■ **Exercise instructions**
Please print exactly the lines below, from the start of the material up to and including the line with "plt.rcParams['mathtext.fontset'] = 'stix'", but none of the pictures.

----

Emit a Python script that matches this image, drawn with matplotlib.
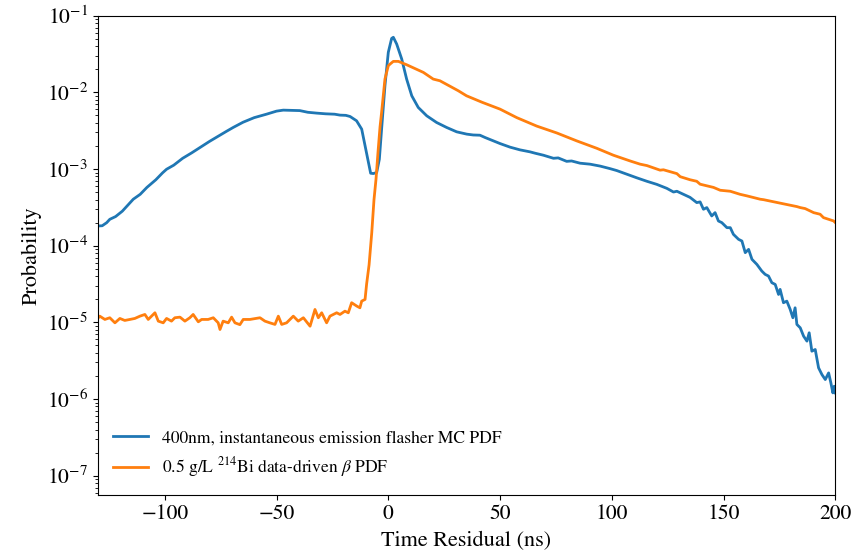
import numpy as np
import matplotlib
matplotlib.use("Agg")
import matplotlib.pyplot as plt

plt.rcParams['font.family'] = 'STIXGeneral'
plt.rcParams['mathtext.fontset'] = 'stix'

# flasher MC PDF: time residual (ns) and log10(probability)
flasher_t = [-130, -128, -126, -124.6, -122, -119, -116.5, -114.1, -111, -108, -104, -101,
             -99.2, -96, -92, -88, -84.2, -80, -76, -72.5, -69.4, -65, -60, -54.4, -50, -47,
             -43, -39.6, -36, -32, -28, -24, -21.6, -19, -17.1, -14.2, -11.9, -10.4, -8.9,
             -7.9, -6.7, -5.2, -4.0, -3.0, -1.5, 0.0, 1.5, 2.25, 3.75, 6.0, 8.2, 10.5, 13.4,
             17.2, 21.6, 26.1, 30.6, 35.1, 38, 41.0, 43.3, 47.0, 50.0, 54.5, 58.9, 63.4,
             65.7, 69.4, 73.9, 76, 79.8, 82, 85.8, 90.3, 94.8, 99.2, 102.2, 106.7, 111.2,
             115.7, 120.1, 124.6, 127.6, 129.1, 132.1, 135.0, 138.0, 139.5, 141.0, 142.5,
             144.7, 146.2, 147.7, 149.2, 151.5, 153.0, 154.4, 156.7, 158.2, 159.7, 161.2,
             162.7, 164.9, 167.1, 168.6, 170.1, 171.6, 173.1, 174.6, 175.3, 176.8, 178.3,
             179.8, 181.0, 182.0, 182.8, 184.3, 185.8, 187.3, 188.3, 189.5, 191.0, 192.5,
             194.0, 195.5, 197.0, 198.0, 198.9, 199.5, 200]
flasher_logp = [-3.743, -3.74, -3.70, -3.656, -3.62, -3.55, -3.47, -3.394, -3.33, -3.24, -3.14,
                -3.05, -3.003, -2.95, -2.86, -2.79, -2.719, -2.64, -2.57, -2.51, -2.458, -2.39,
                -2.33, -2.284, -2.245, -2.232, -2.235, -2.238, -2.26, -2.271, -2.28, -2.285,
                -2.297, -2.30, -2.315, -2.371, -2.480, -2.698, -2.915, -3.055, -3.059, -3.046,
                -2.872, -2.48, -1.914, -1.478, -1.296, -1.282, -1.370, -1.565, -1.827, -2.045,
                -2.197, -2.306, -2.393, -2.458, -2.515, -2.545, -2.556, -2.559, -2.589, -2.633,
                -2.668, -2.715, -2.750, -2.776, -2.794, -2.820, -2.860, -2.855, -2.900, -2.895,
                -2.924, -2.937, -2.962, -2.995, -3.020, -3.068, -3.115, -3.16, -3.20, -3.252,
                -3.30, -3.29, -3.33, -3.37, -3.438, -3.429, -3.525, -3.503, -3.612, -3.569,
                -3.678, -3.699, -3.765, -3.765, -3.852, -3.917, -3.939, -4.091, -4.048, -4.178,
                -4.244, -4.331, -4.374, -4.396, -4.483, -4.505, -4.636, -4.570, -4.744, -4.723,
                -4.831, -4.940, -4.810, -5.027, -5.071, -5.180, -5.245, -5.136, -5.376, -5.354,
                -5.593, -5.681, -5.746, -5.659, -5.789, -5.920, -5.833, -5.92]

# Bi-214 data-driven beta PDF
bi_t = [-130, -129.1, -126.8, -124.6, -122.3, -120.1, -117.9, -115.6, -113.4, -111.1, -108.9,
        -107.4, -104.4, -102.9, -100.7, -99.2, -97.0, -95.5, -93.2, -91.0, -88.8, -87.3,
        -85.0, -83.5, -80.6, -78.3, -76.1, -75.3, -73.9, -71.6, -70.1, -68.6, -66.4, -64.9,
        -61.9, -57.4, -55.2, -53.0, -50.7, -49.2, -47.7, -45.5, -42.5, -40.3, -38.0, -35.0,
        -32.8, -31.3, -29.8, -27.6, -26.1, -23.1, -21.6, -19.4, -17.9, -16.4, -14.1, -12.7,
        -11.9, -10.4, -9.7, -8.6, -7.4, -6.4, -5.5, -4.5, -3.7, -3.0, -1.5, 0.0, 0.8, 2.25,
        4.5, 8.2, 15.7, 20.1, 23.1, 31.3, 35, 42, 50, 57.5, 66.4, 75.4, 84.3, 93.3, 100.7,
        103.7, 108.2, 112.7, 115.7, 121.6, 123.1, 129.1, 130.6, 135.0, 138.0, 139.5, 145.5,
        148.5, 153.0, 157.4, 160.4, 166.4, 167.9, 175.3, 182.8, 184.3, 186.5, 190.3, 193.2,
        194.7, 199.2, 200]
bi_logp = [-4.95, -4.919, -4.962, -4.940, -5.006, -4.949, -4.975, -4.962, -4.949, -4.919,
           -4.897, -4.962, -4.875, -4.984, -5.006, -4.949, -4.984, -4.940, -4.932, -4.984,
           -4.940, -4.897, -4.993, -4.962, -4.962, -4.940, -5.006, -5.093, -4.984, -5.006,
           -4.932, -5.006, -5.030, -4.962, -4.962, -4.940, -4.984, -5.006, -5.027, -4.919,
           -5.027, -5.006, -4.919, -4.984, -4.940, -5.050, -4.832, -4.940, -4.875, -5.006,
           -4.919, -4.875, -4.897, -4.854, -4.875, -4.744, -4.788, -4.810, -4.723, -4.701,
           -4.50, -4.25, -3.83, -3.40, -3.133, -2.741, -2.45, -2.262, -1.827, -1.653, -1.631,
           -1.596, -1.596, -1.640, -1.740, -1.827, -1.849, -1.979, -2.045, -2.13, -2.219,
           -2.330, -2.44, -2.530, -2.633, -2.730, -2.820, -2.850, -2.895, -2.937, -2.955,
           -3.015, -3.01, -3.06, -3.10, -3.14, -3.16, -3.198, -3.24, -3.277, -3.29, -3.33,
           -3.35, -3.394, -3.40, -3.445, -3.49, -3.503, -3.516, -3.569, -3.590, -3.634,
           -3.677, -3.699]

labels = ["400nm, instantaneous emission flasher MC PDF",
          r"0.5 g/L $^{214}$Bi data-driven $\beta$ PDF"]
y_decades = [1e-7, 1e-6, 1e-5, 1e-4, 1e-3, 1e-2, 1e-1]

fig = plt.figure(figsize=(8.55, 5.58), dpi=100)
ax = fig.add_axes([0.1143, 0.1129, 0.8627, 0.859])

ax.plot(flasher_t, 10.0 ** np.array(flasher_logp), color='#1f77b4', lw=2, label=labels[0])
ax.plot(bi_t, 10.0 ** np.array(bi_logp), color='#ff7f0e', lw=2, label=labels[1])

ax.set_yscale('log')
ax.set_yticks(y_decades)
ax.set_xlim(-130, 200)
ax.set_ylim(5.6e-8, 0.1)
ax.set_xlabel("Time Residual (ns)", fontsize=16, labelpad=5)
ax.set_ylabel("Probability", fontsize=16)
ax.tick_params(labelsize=15.5)
ax.legend(loc='lower left', frameon=False, fontsize=12.6)

fig.savefig("out.png", dpi=100)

----

■ **The reply**
Emit a Python script that matches this image, drawn with matplotlib.
import numpy as np
import matplotlib
matplotlib.use("Agg")
import matplotlib.pyplot as plt

plt.rcParams['font.family'] = 'STIXGeneral'
plt.rcParams['mathtext.fontset'] = 'stix'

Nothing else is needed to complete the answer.